Auch nach dem Außenministertreffen der Union Südamerikanischer Nationen (UNASUR) am Donnerstag (Ortszeit) in Quito zeichnet sich keine Lösung der Krise zwischen Kolumbien und Venezuela ab. »Der Außenminister Kolumbiens verabschiedet sich als Lügner von der UNASUR«, sagte der Chef der venezolanischen Diplomatie, Nicolás Maduro. Jaime Bermúdez habe »dieselbe groteske Show« geboten wie bereits sein Botschafter Luis Alfonso Hoyos bei der Sondersitzung der Organisation Amerikanischer Staaten (OAS) am 22. Juli in Washington. Kolumbiens scheidender Staatschef Álvaro Uribe seinerseits wetterte gegen Brasiliens Präsidenten Luiz Inácio Lula da Silva. Dieser habe den Konflikt zwischen Kolumbien und Venezuela so dargestellt, »als gehe es um persönliche Angelegenheiten« und dadurch »die Bedrohung Kolumbiens und des Kontinents« durch die »Präsenz der FARC-Terroristen in Venezuela« ignoriert. Lula hatte zuvor erklärt, er könne keinen wirklichen Konflikt zwischen beiden Ländern erkennen: »Was ich gesehen habe, ist ein verbaler Streit, wie wir ihn oft in Lateinamerika erleben.« Man müsse Geduld haben und auf die Amtsübernahme durch Uribes Nachfolger Juan Manuel Santos am 7. August warten.

Zuvor war das Außenministertreffen der UNASUR nach vier Stunden ergebnislos abgebrochen worden. Selbst der ansonsten einen diplomatischen Diskurs pflegende ecuadorianische Außenminister Ricardo Patiño sprach anschließend von einem »heftigen« Zusammentreffen der Vertreter von Kolumbien und Venezuela. Es sei nicht gelungen, die Situation zu bereinigen. Deshalb hätten sich die versammelten Minister entschlossen, Ecuador, das derzeit den Vorsitz der 2008 gegründeten Staatengemeinschaft ausübt, um die Einberufung eines Gipfeltreffens der Staatschefs zu bitten. Ein Datum dafür ließ Patiño offen, es ist aber unwahrscheinlich, daß dies noch vor dem kommenden Sonnabend stattfinden wird. Dann aber übergibt Uribe das höchste Staatsamt Kolumbiens an seinen früheren Verteidigungsminister Juan Manuel Santos. Obwohl auch dieser als Kriegstreiber gilt, richten sich die Hoffnungen in Südamerika derzeit darauf, mit ihm an der Spitze eine Entspannung zu erreichen. Maduro kündigte bereits an, daß Venezuela bei dem Gipfeltreffen noch einmal seinen Friedensplan für das Nachbarland einbringen werde.
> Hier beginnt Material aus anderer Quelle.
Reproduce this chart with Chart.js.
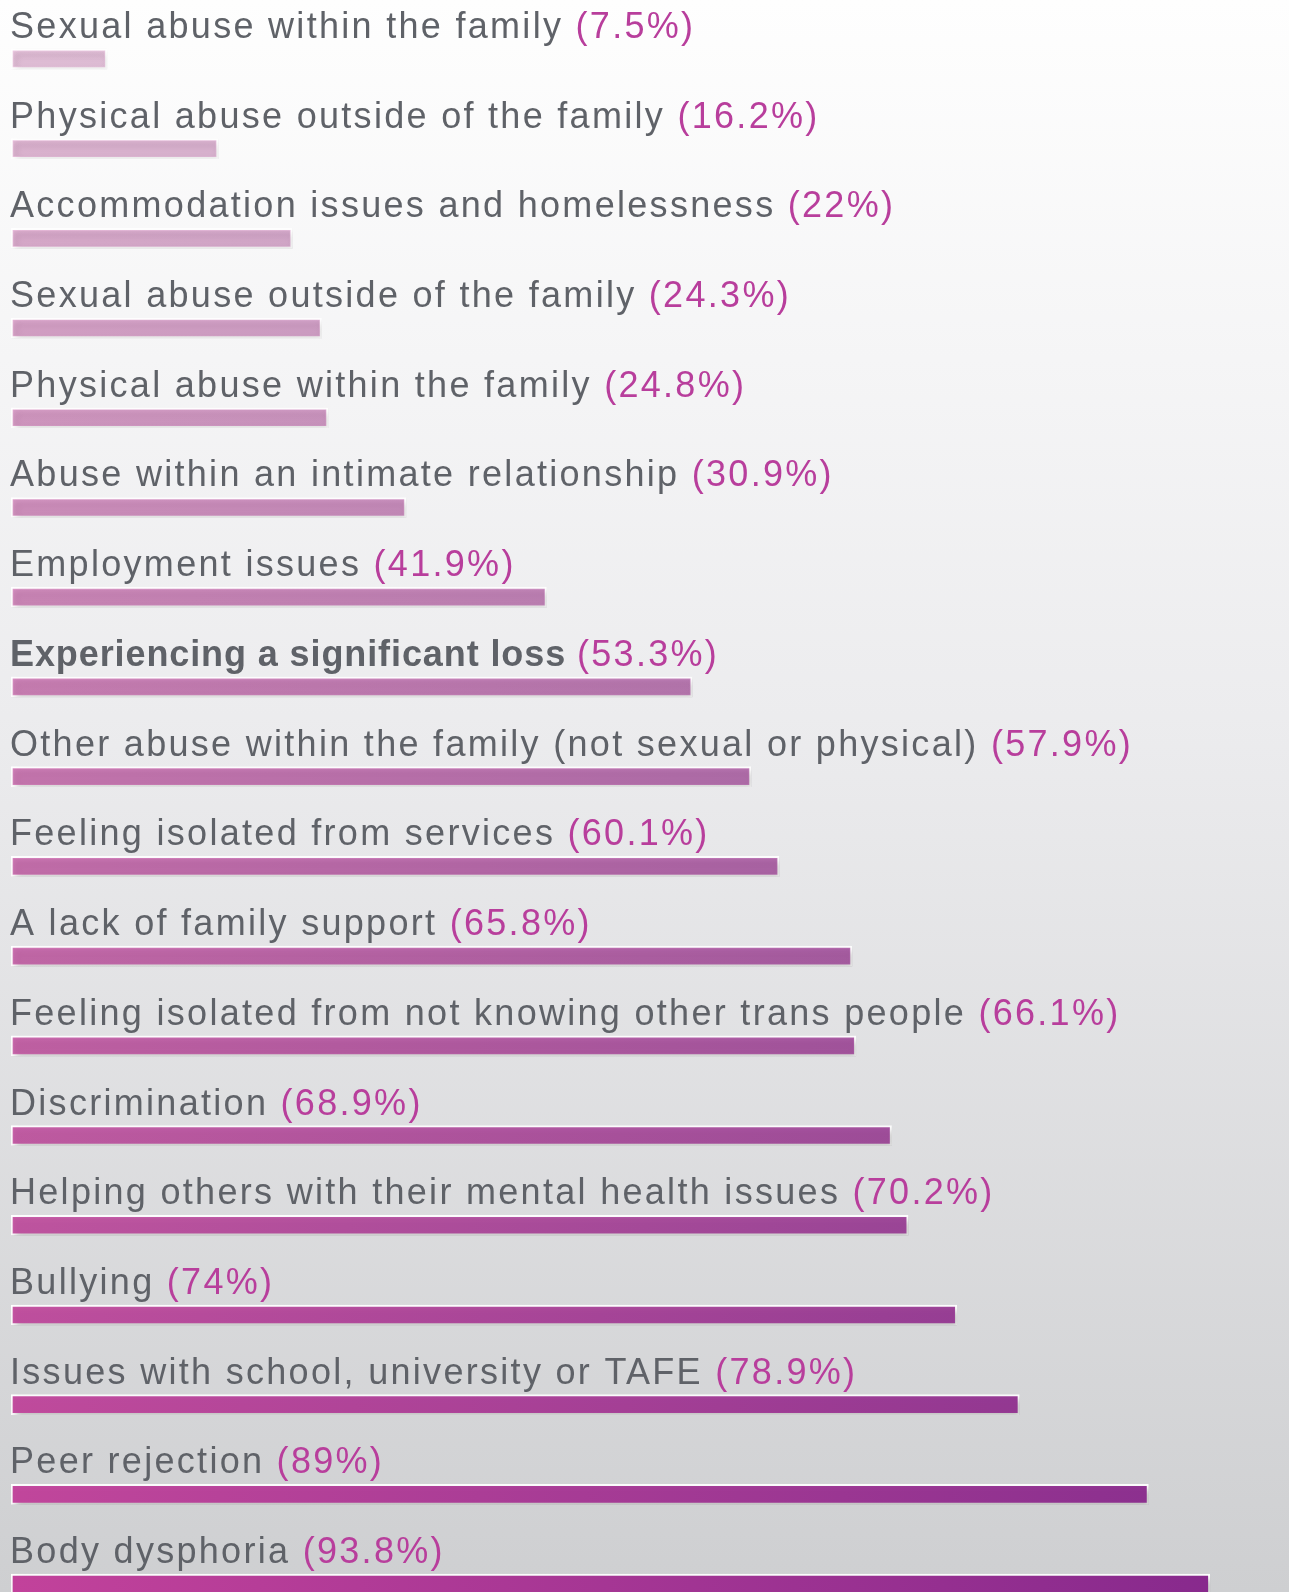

Der venezolanische Außenminister war in den Tagen vor dem UNASUR-Treffen durch sieben Länder der Region gereist und hatte dort die Vorschläge seiner Regierung vorgestellt. Diese sehen die Einrichtung eines südamerikanischen »runden Tisches« vor, bei dem über eine Beendigung des seit Jahrzehnten anhaltenden Bürgerkriegs in Kolumbien beraten werden soll. Das sei keine Einmischung in die inneren Angelegenheiten des Nachbarlandes, betonte Maduro, denn der dortige Konflikt beeinträchtige auch die Sicherheit der anderen Staaten. Außerdem seien die »Kriegstreiber« daran interessiert, den Konflikt zu internationalisieren. Er rief »alle Völker, Regierungen und sozialen Organisationen des Kontinents« dazu auf, Venezuelas Vorschläge zu unterstützen und so endlich zu einem Ende des Krieges zu gelangen, der das kolumbianische Volk zerstöre.
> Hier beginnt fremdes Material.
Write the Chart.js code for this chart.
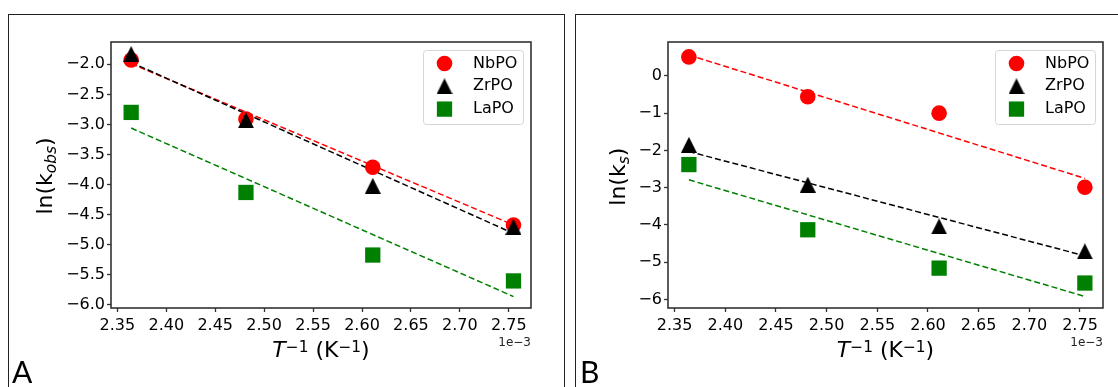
<!DOCTYPE html>
<html><head><meta charset="utf-8">
<script src="https://cdn.jsdelivr.net/npm/chart.js@4.4.1/dist/chart.umd.min.js"></script>
<style>
html,body{margin:0;padding:0;background:#fff;width:1118px;height:387px;overflow:hidden;}
#wrap{position:relative;width:1118px;height:387px;}
.box{position:absolute;border:1.5px solid #222;box-sizing:border-box;}
canvas{position:absolute;top:0;}
.lbl{position:absolute;font-family:Lato,'Open Sans',sans-serif;font-size:30px;color:#000;line-height:30px;}
</style></head>
<body><div id="wrap">
<div class="box" style="left:8px;top:14px;width:557px;height:400px;"></div>
<div class="box" style="left:575px;top:14px;width:560px;height:400px;"></div>
<canvas id="cA" width="570" height="387" style="left:0"></canvas>
<canvas id="cB" width="548" height="387" style="left:570px"></canvas>
<div class="lbl" style="left:12px;top:356px;">A</div>
<div class="lbl" style="left:580px;top:356px;">B</div>
</div>
<script>
// ---- data (x in units of 1e-3 K^-1) ----
const seriesNames = ['NbPO', 'ZrPO', 'LaPO'];
const xVals = [2.3641, 2.4814, 2.6110, 2.7548];
const fitX = [2.3641, 2.7548];
const xTickVals = [2.35, 2.40, 2.45, 2.50, 2.55, 2.60, 2.65, 2.70, 2.75];

const kobsNbPO = [-1.93, -2.91, -3.71, -4.67];
const kobsZrPO = [-1.83, -2.93, -4.02, -4.70];
const kobsLaPO = [-2.80, -4.13, -5.17, -5.60];
const kobsFitNbPO = [-1.99, -4.67];
const kobsFitZrPO = [-1.97, -4.81];
const kobsFitLaPO = [-3.06, -5.86];
const kobsTickVals = [-6.0, -5.5, -5.0, -4.5, -4.0, -3.5, -3.0, -2.5, -2.0];

const ksNbPO = [0.51, -0.56, -1.00, -2.99];
const ksZrPO = [-1.85, -2.92, -4.04, -4.71];
const ksLaPO = [-2.38, -4.13, -5.16, -5.56];
const ksFitNbPO = [0.56, -2.75];
const ksFitZrPO = [-2.03, -4.83];
const ksFitLaPO = [-2.79, -5.92];
const ksTickVals = [-6, -5, -4, -3, -2, -1, 0];

const colors = ['#ff0000', '#000000', '#008000'];
const FONT = "'DejaVu Sans', sans-serif";

function triImg(size) {
  const c = document.createElement('canvas');
  c.width = size; c.height = size;
  const g = c.getContext('2d');
  g.fillStyle = '#000';
  g.beginPath(); g.moveTo(size / 2, 0); g.lineTo(size, size); g.lineTo(0, size); g.closePath(); g.fill();
  return c;
}
const TRI = triImg(16);
const markerStyles = [
  { pointStyle: 'circle', radius: 7.8 },
  { pointStyle: TRI, radius: 8 },
  { pointStyle: 'rect', radius: 10.8 }
];

const pts = (xs, ys) => xs.map((x, i) => ({ x: x, y: ys[i] }));
const minus = s => s.replace('-', '\u2212');

function drawSegs(ctx, segs, cx, by) {
  let total = 0;
  segs.forEach(s => { ctx.font = (s.it ? 'italic ' : '') + s.size + 'px ' + FONT; s.w = ctx.measureText(s.t).width; total += s.w; });
  let x = cx - total / 2;
  ctx.textAlign = 'left'; ctx.textBaseline = 'alphabetic';
  segs.forEach(s => { ctx.font = (s.it ? 'italic ' : '') + s.size + 'px ' + FONT; ctx.fillText(s.t, x, by + (s.dy || 0)); x += s.w; });
}

function makePlugin(cfg) {
  return {
    id: 'deco' + cfg.id,
    afterDraw(chart) {
      const ctx = chart.ctx, ca = chart.chartArea;
      ctx.save();
      // frame
      ctx.strokeStyle = '#333'; ctx.lineWidth = 1.6;
      ctx.strokeRect(ca.left, ca.top, ca.right - ca.left, ca.bottom - ca.top);
      // legend
      const bw = 100, bh = 74;
      const bx = ca.right - 8 - bw, by = ca.top + 8;
      ctx.beginPath();
      ctx.roundRect(bx + 0.5, by + 0.5, bw, bh, 3);
      ctx.fillStyle = 'rgba(255,255,255,0.8)'; ctx.fill();
      ctx.strokeStyle = '#d6d6d6'; ctx.lineWidth = 1; ctx.stroke();
      seriesNames.forEach((name, i) => {
        const y = by + 13.5 + i * 22.8, x = bx + 21.5;
        const m = markerStyles[i];
        ctx.fillStyle = colors[i];
        if (m.pointStyle === 'circle') {
          ctx.beginPath(); ctx.arc(x, y, m.radius, 0, Math.PI * 2); ctx.fill();
        } else if (m.pointStyle === 'rect') {
          const s = m.radius * Math.SQRT1_2;
          ctx.fillRect(x - s, y - s, 2 * s, 2 * s);
        } else {
          ctx.drawImage(TRI, x - TRI.width / 2, y - TRI.height / 2);
        }
        ctx.fillStyle = '#000'; ctx.font = '16px ' + FONT;
        ctx.textAlign = 'left'; ctx.textBaseline = 'middle';
        ctx.fillText(name, bx + 50, y);
      });
      // offset text
      ctx.font = '12px ' + FONT; ctx.fillStyle = '#222';
      ctx.textAlign = 'right'; ctx.textBaseline = 'middle';
      ctx.fillText('1e\u22123', ca.right, 343);
      // x title
      ctx.fillStyle = '#000';
      drawSegs(ctx, [
        { t: 'T', size: 22, it: true },
        { t: '\u22121', size: 15.4, dy: -5 },
        { t: ' (K', size: 22 },
        { t: '\u22121', size: 15.4, dy: -5 },
        { t: ')', size: 22 }
      ], (ca.left + ca.right) / 2, 356.5);
      // y title
      ctx.save();
      ctx.translate(cfg.yTitleX, cfg.yTitleY);
      ctx.rotate(-Math.PI / 2);
      drawSegs(ctx, cfg.ySegs, 0, 0);
      ctx.restore();
      ctx.restore();
    }
  };
}

function makeChart(cfg) {
  const ds = [];
  const fits = cfg.fits, marks = cfg.marks;
  fits.forEach((f, i) => ds.push({
    label: seriesNames[i] + ' fit', data: pts(fitX, f), showLine: true, pointRadius: 0,
    borderColor: colors[i], borderWidth: 1.5, borderDash: [6, 3], order: 10 - i
  }));
  marks.forEach((m, i) => ds.push({
    label: seriesNames[i], data: pts(xVals, m), showLine: false,
    pointStyle: markerStyles[i].pointStyle, pointRadius: markerStyles[i].radius,
    pointHoverRadius: markerStyles[i].radius,
    pointBackgroundColor: colors[i], pointBorderColor: colors[i], pointBorderWidth: 0, order: 5 - i
  }));
  const tickFont = { family: FONT, size: 16 };
  return new Chart(document.getElementById(cfg.id), {
    type: 'scatter',
    data: { datasets: ds },
    options: {
      responsive: false, animation: false, devicePixelRatio: 1,
      layout: { padding: { left: cfg.padL, top: 42, right: cfg.padR, bottom: 49 } },
      plugins: { legend: { display: false }, tooltip: { enabled: false } },
      events: [],
      scales: {
        x: {
          type: 'linear', min: 2.3435, max: 2.7727,
          afterBuildTicks: s => { s.ticks = xTickVals.map(v => ({ value: v })); },
          afterFit: s => { s.height = 30; },
          border: { display: false },
          grid: { drawOnChartArea: false, drawTicks: true, tickLength: 4, tickWidth: 1.3, color: '#333' },
          ticks: { font: tickFont, color: '#000', padding: 4, maxRotation: 0, autoSkip: false,
                   callback: v => v.toFixed(2) }
        },
        y: {
          type: 'linear', min: cfg.yMin, max: cfg.yMax,
          afterBuildTicks: s => { s.ticks = cfg.yTicks.map(v => ({ value: v })); },
          afterFit: s => { s.width = 60; },
          border: { display: false },
          grid: { drawOnChartArea: false, drawTicks: true, tickLength: 4, tickWidth: 1.3, color: '#333' },
          ticks: { font: tickFont, color: '#000', padding: 2, autoSkip: false,
                   callback: v => minus(cfg.yFmt(v)) }
        }
      }
    },
    plugins: [makePlugin(cfg)]
  });
}

makeChart({
  id: 'cA', padL: 51, padR: 39, yMin: -6.05, yMax: -1.63, yTicks: kobsTickVals,
  yFmt: v => v.toFixed(1),
  marks: [kobsNbPO, kobsZrPO, kobsLaPO], fits: [kobsFitNbPO, kobsFitZrPO, kobsFitLaPO],
  yTitleX: 51.5, yTitleY: 176,
  ySegs: [{ t: 'ln(k', size: 22 }, { t: 'obs', size: 15.4, it: true, dy: 4 }, { t: ')', size: 22 }]
});
makeChart({
  id: 'cB', padL: 38, padR: 15, yMin: -6.23, yMax: 0.91, yTicks: ksTickVals,
  yFmt: v => v.toFixed(0),
  marks: [ksNbPO, ksZrPO, ksLaPO], fits: [ksFitNbPO, ksFitZrPO, ksFitLaPO],
  yTitleX: 55, yTitleY: 176.7,
  ySegs: [{ t: 'ln(k', size: 22 }, { t: 's', size: 15.4, it: true, dy: 4 }, { t: ')', size: 22 }]
});
</script>
</body></html>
In Bogotá informierte unterdessen der Alternative Demokratische Pol (PDA) darüber, daß am Dienstag abend (Ortszeit) der mehrmalige Bürgermeisterkandidat des Linksbündnisses in Manaure, Luis Socarrás, von einem unbekannten Täter ermordet worden ist. Der Aktivist für die Rechte der Wayúu-Indígenas, der am Mittwoch bei einer Anhörung Beweise für Mißstände im Gesundheitswesen in der Provinz La Guajira vorlegen wollte, ist bereits der achte PDA-Aktivist, der in den vergangenen drei Monaten umgebracht wurde.